More information
Description
Main objectives: the Spacetime Vision project will find practical answers to these scientific challenges. We will push the frontiers of AI and take important steps towards making the technologies of tomorrow possible, with direct impact in various parts of industry, energy and the environment sectors. 1) We will create fast methods for online and unsupervised learning in large spatiotemporal volumes of data, able to function in the dynamic world. We will use different kinds of imaging and 4D (3D + time) sensing capabilities, ranging from fixed sensors to cameras present on UAVs. We will develop efficient methods for learning with no human supervision. Given the huge amounts of unlabeled data available and the costly manual annotation, unsupervised learning is crucial for the creation of new AI technologies. 2) We will make powerful methods for complete scene understanding, from the level of objects and their activities to translating the visual scene into natural language. Vision to language translation is a new topic in AI, becoming a new exciting field of research. 3) We will give drones the capacity to “see” and understand the world in which they fly. They will be smart and have the possibility to fly and land safely. 4) We will develop smart cameras with new sensing and learning capabilities. They will make our research suitable for real world applications.
Impact: Our results will have immediate impact in different fields. We will orient our research towards the energy and environment sectors, in which there is a real need for performant AI technologies. While our scientific work will result in papers submitted to top IT conferences and journals, our experiments will include specific tests to answer the needs of our collaborators in the energy, industry and environment fields. Our approach to unsupervised learning in the 4D world and the results of our objectives will make a direct impact in the science and practice of artificial intelligence.

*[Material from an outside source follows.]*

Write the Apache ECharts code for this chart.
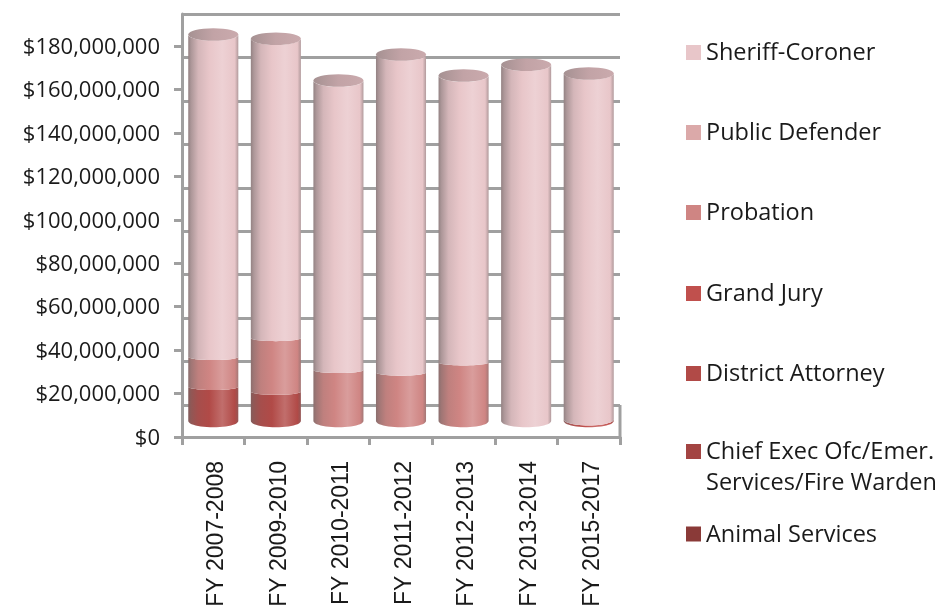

Summary of project results
Artificial intelligence can provide intelligent answers to the needs of our society by developing more trustworthy, safer, more sustainable and more efficient technologies. To achieve such goals, our Spacetime Vision Project aimed to address essential research challenges, such as unsupervised learning from spatiotemporal data, the ability to learn a complete, multi-interpretation and multi-modal understanding of the world as well as develop intelligent drones and smart cameras that can apply such technical solutions in the real-world, as also stated on the project’s public website: https://sites.google.com/view/spacetimevision/
The Spacetime Vision project created a strong collaboration between two leading Romanian research institutions (the project coordinator: University POLITEHNICA of Bucharest and partner University of Bucharest ) as well as a leading Norwegian research institution (NORCE), which included intensive research, communication and dissemination activities. We developed the relevant methods, collected and annotated datasets when needed, performed the necessary experimental validation, published papers in top international venues, presented numerous demos of our algorithms and systems, and organized together workshops and summers schools with top international participation.
The main results of the Spacetime Vision projects consists of a large body of algorithms, code and demos, data sets and experimental results, most published in top international conferences and journals. These results are publicly available and can be accessed through the project’s website: https://sites.google.com/view/spacetimevision/ The main beneficiaries of these results are the international society as a whole, being part of the public domain, as well as the research expertise and scientific knowledge of the specific research institutions involved, with direct impact at the national and international levels, by increasing the capacity of Romania and Norway for future technological developments and collaborations, along the directions established by the project results.
Summary of bilateral results
The project also contributed to strengthening the mutual collaboration between Romania and Norway, by starting new research and development projects with bilateral cooperation (including collaborations with Norwegian private sector), the bilateral organization of scientific meetings, workshops and summers schools, as well as submissions of European level scientific grant applications.